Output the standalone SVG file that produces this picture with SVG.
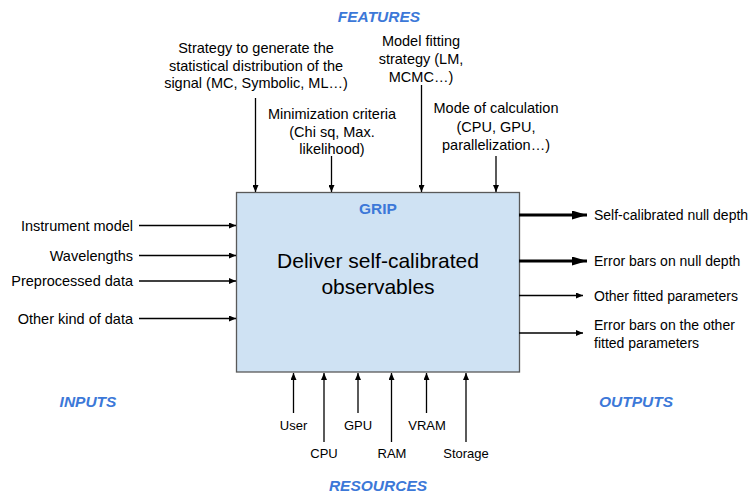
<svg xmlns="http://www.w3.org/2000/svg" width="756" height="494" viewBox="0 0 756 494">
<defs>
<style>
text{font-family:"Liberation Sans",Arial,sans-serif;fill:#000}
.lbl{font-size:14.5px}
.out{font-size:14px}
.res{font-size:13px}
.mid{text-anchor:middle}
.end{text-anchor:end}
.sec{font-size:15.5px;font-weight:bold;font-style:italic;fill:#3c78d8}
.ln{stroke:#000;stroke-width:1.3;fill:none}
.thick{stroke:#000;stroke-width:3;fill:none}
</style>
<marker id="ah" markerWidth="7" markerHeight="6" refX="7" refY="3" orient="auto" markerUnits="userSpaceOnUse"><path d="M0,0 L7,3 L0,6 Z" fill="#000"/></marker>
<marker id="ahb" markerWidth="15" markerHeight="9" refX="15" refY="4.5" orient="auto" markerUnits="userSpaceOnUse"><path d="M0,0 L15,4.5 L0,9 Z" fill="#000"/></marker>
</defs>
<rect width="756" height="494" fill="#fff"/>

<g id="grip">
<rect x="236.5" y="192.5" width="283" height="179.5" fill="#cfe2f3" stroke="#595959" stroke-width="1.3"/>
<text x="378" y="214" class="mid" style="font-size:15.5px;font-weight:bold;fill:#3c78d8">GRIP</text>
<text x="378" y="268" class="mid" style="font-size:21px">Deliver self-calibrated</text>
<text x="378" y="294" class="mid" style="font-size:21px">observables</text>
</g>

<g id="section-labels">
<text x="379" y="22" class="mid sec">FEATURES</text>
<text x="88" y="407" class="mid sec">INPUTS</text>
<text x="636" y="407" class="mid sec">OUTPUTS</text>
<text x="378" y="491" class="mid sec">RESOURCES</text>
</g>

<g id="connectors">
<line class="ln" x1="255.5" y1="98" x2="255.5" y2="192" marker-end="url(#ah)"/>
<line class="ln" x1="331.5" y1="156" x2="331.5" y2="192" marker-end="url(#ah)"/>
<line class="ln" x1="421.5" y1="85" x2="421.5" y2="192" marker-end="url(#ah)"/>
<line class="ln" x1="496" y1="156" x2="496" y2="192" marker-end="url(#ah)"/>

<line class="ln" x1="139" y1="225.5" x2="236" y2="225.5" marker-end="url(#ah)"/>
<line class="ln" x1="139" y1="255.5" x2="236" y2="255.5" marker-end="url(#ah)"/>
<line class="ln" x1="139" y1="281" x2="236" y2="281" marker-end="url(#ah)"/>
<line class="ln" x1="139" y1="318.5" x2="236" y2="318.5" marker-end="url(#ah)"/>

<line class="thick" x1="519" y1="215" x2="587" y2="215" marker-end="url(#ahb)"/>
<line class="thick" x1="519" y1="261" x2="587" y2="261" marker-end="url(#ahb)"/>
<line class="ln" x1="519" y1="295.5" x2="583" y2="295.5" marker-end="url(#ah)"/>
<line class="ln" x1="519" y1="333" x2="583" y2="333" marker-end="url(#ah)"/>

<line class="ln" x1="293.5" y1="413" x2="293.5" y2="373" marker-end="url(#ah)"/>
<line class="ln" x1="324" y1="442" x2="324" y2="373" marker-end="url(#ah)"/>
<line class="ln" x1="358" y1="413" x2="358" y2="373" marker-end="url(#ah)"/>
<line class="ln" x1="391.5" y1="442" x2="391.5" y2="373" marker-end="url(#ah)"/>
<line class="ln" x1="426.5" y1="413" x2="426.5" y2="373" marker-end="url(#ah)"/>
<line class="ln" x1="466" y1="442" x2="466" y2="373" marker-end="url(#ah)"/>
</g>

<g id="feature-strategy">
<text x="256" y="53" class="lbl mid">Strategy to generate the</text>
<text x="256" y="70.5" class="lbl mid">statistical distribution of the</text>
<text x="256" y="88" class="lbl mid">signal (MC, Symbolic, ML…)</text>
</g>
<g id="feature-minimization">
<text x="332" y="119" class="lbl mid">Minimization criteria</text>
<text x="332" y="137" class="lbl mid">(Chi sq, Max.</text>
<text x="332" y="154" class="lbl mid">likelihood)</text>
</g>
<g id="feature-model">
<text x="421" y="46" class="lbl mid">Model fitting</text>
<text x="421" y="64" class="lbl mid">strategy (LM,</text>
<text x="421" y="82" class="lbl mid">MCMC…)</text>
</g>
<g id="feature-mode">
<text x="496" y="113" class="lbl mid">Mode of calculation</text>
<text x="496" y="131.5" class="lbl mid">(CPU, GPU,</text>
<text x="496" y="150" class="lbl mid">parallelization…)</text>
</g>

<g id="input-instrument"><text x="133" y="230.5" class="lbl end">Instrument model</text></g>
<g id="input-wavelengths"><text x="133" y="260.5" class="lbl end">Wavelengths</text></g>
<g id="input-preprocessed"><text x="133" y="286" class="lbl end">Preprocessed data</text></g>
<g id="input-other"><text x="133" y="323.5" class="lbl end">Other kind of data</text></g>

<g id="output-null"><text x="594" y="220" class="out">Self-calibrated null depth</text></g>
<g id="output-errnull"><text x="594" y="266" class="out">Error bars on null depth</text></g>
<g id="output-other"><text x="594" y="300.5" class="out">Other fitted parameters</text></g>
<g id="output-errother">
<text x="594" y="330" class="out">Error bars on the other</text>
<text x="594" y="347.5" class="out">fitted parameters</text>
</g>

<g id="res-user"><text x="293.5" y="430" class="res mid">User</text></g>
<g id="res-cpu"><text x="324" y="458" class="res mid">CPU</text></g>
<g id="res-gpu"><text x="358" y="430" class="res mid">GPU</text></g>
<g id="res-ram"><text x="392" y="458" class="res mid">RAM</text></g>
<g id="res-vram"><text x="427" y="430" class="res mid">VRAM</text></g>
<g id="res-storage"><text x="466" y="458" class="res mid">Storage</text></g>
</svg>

» The task
Please write out all the data again word for word, but not the pictures.

» Result for this task
Output the standalone SVG file that produces this picture with SVG.
<svg xmlns="http://www.w3.org/2000/svg" width="756" height="494" viewBox="0 0 756 494">
<defs>
<style>
text{font-family:"Liberation Sans",Arial,sans-serif;fill:#000}
.lbl{font-size:14.5px}
.out{font-size:14px}
.res{font-size:13px}
.mid{text-anchor:middle}
.end{text-anchor:end}
.sec{font-size:15.5px;font-weight:bold;font-style:italic;fill:#3c78d8}
.ln{stroke:#000;stroke-width:1.3;fill:none}
.thick{stroke:#000;stroke-width:3;fill:none}
</style>
<marker id="ah" markerWidth="7" markerHeight="6" refX="7" refY="3" orient="auto" markerUnits="userSpaceOnUse"><path d="M0,0 L7,3 L0,6 Z" fill="#000"/></marker>
<marker id="ahb" markerWidth="15" markerHeight="9" refX="15" refY="4.5" orient="auto" markerUnits="userSpaceOnUse"><path d="M0,0 L15,4.5 L0,9 Z" fill="#000"/></marker>
</defs>
<rect width="756" height="494" fill="#fff"/>

<g id="grip">
<rect x="236.5" y="192.5" width="283" height="179.5" fill="#cfe2f3" stroke="#595959" stroke-width="1.3"/>
<text x="378" y="214" class="mid" style="font-size:15.5px;font-weight:bold;fill:#3c78d8">GRIP</text>
<text x="378" y="268" class="mid" style="font-size:21px">Deliver self-calibrated</text>
<text x="378" y="294" class="mid" style="font-size:21px">observables</text>
</g>

<g id="section-labels">
<text x="379" y="22" class="mid sec">FEATURES</text>
<text x="88" y="407" class="mid sec">INPUTS</text>
<text x="636" y="407" class="mid sec">OUTPUTS</text>
<text x="378" y="491" class="mid sec">RESOURCES</text>
</g>

<g id="connectors">
<line class="ln" x1="255.5" y1="98" x2="255.5" y2="192" marker-end="url(#ah)"/>
<line class="ln" x1="331.5" y1="156" x2="331.5" y2="192" marker-end="url(#ah)"/>
<line class="ln" x1="421.5" y1="85" x2="421.5" y2="192" marker-end="url(#ah)"/>
<line class="ln" x1="496" y1="156" x2="496" y2="192" marker-end="url(#ah)"/>

<line class="ln" x1="139" y1="225.5" x2="236" y2="225.5" marker-end="url(#ah)"/>
<line class="ln" x1="139" y1="255.5" x2="236" y2="255.5" marker-end="url(#ah)"/>
<line class="ln" x1="139" y1="281" x2="236" y2="281" marker-end="url(#ah)"/>
<line class="ln" x1="139" y1="318.5" x2="236" y2="318.5" marker-end="url(#ah)"/>

<line class="thick" x1="519" y1="215" x2="587" y2="215" marker-end="url(#ahb)"/>
<line class="thick" x1="519" y1="261" x2="587" y2="261" marker-end="url(#ahb)"/>
<line class="ln" x1="519" y1="295.5" x2="583" y2="295.5" marker-end="url(#ah)"/>
<line class="ln" x1="519" y1="333" x2="583" y2="333" marker-end="url(#ah)"/>

<line class="ln" x1="293.5" y1="413" x2="293.5" y2="373" marker-end="url(#ah)"/>
<line class="ln" x1="324" y1="442" x2="324" y2="373" marker-end="url(#ah)"/>
<line class="ln" x1="358" y1="413" x2="358" y2="373" marker-end="url(#ah)"/>
<line class="ln" x1="391.5" y1="442" x2="391.5" y2="373" marker-end="url(#ah)"/>
<line class="ln" x1="426.5" y1="413" x2="426.5" y2="373" marker-end="url(#ah)"/>
<line class="ln" x1="466" y1="442" x2="466" y2="373" marker-end="url(#ah)"/>
</g>

<g id="feature-strategy">
<text x="256" y="53" class="lbl mid">Strategy to generate the</text>
<text x="256" y="70.5" class="lbl mid">statistical distribution of the</text>
<text x="256" y="88" class="lbl mid">signal (MC, Symbolic, ML…)</text>
</g>
<g id="feature-minimization">
<text x="332" y="119" class="lbl mid">Minimization criteria</text>
<text x="332" y="137" class="lbl mid">(Chi sq, Max.</text>
<text x="332" y="154" class="lbl mid">likelihood)</text>
</g>
<g id="feature-model">
<text x="421" y="46" class="lbl mid">Model fitting</text>
<text x="421" y="64" class="lbl mid">strategy (LM,</text>
<text x="421" y="82" class="lbl mid">MCMC…)</text>
</g>
<g id="feature-mode">
<text x="496" y="113" class="lbl mid">Mode of calculation</text>
<text x="496" y="131.5" class="lbl mid">(CPU, GPU,</text>
<text x="496" y="150" class="lbl mid">parallelization…)</text>
</g>

<g id="input-instrument"><text x="133" y="230.5" class="lbl end">Instrument model</text></g>
<g id="input-wavelengths"><text x="133" y="260.5" class="lbl end">Wavelengths</text></g>
<g id="input-preprocessed"><text x="133" y="286" class="lbl end">Preprocessed data</text></g>
<g id="input-other"><text x="133" y="323.5" class="lbl end">Other kind of data</text></g>

<g id="output-null"><text x="594" y="220" class="out">Self-calibrated null depth</text></g>
<g id="output-errnull"><text x="594" y="266" class="out">Error bars on null depth</text></g>
<g id="output-other"><text x="594" y="300.5" class="out">Other fitted parameters</text></g>
<g id="output-errother">
<text x="594" y="330" class="out">Error bars on the other</text>
<text x="594" y="347.5" class="out">fitted parameters</text>
</g>

<g id="res-user"><text x="293.5" y="430" class="res mid">User</text></g>
<g id="res-cpu"><text x="324" y="458" class="res mid">CPU</text></g>
<g id="res-gpu"><text x="358" y="430" class="res mid">GPU</text></g>
<g id="res-ram"><text x="392" y="458" class="res mid">RAM</text></g>
<g id="res-vram"><text x="427" y="430" class="res mid">VRAM</text></g>
<g id="res-storage"><text x="466" y="458" class="res mid">Storage</text></g>
</svg>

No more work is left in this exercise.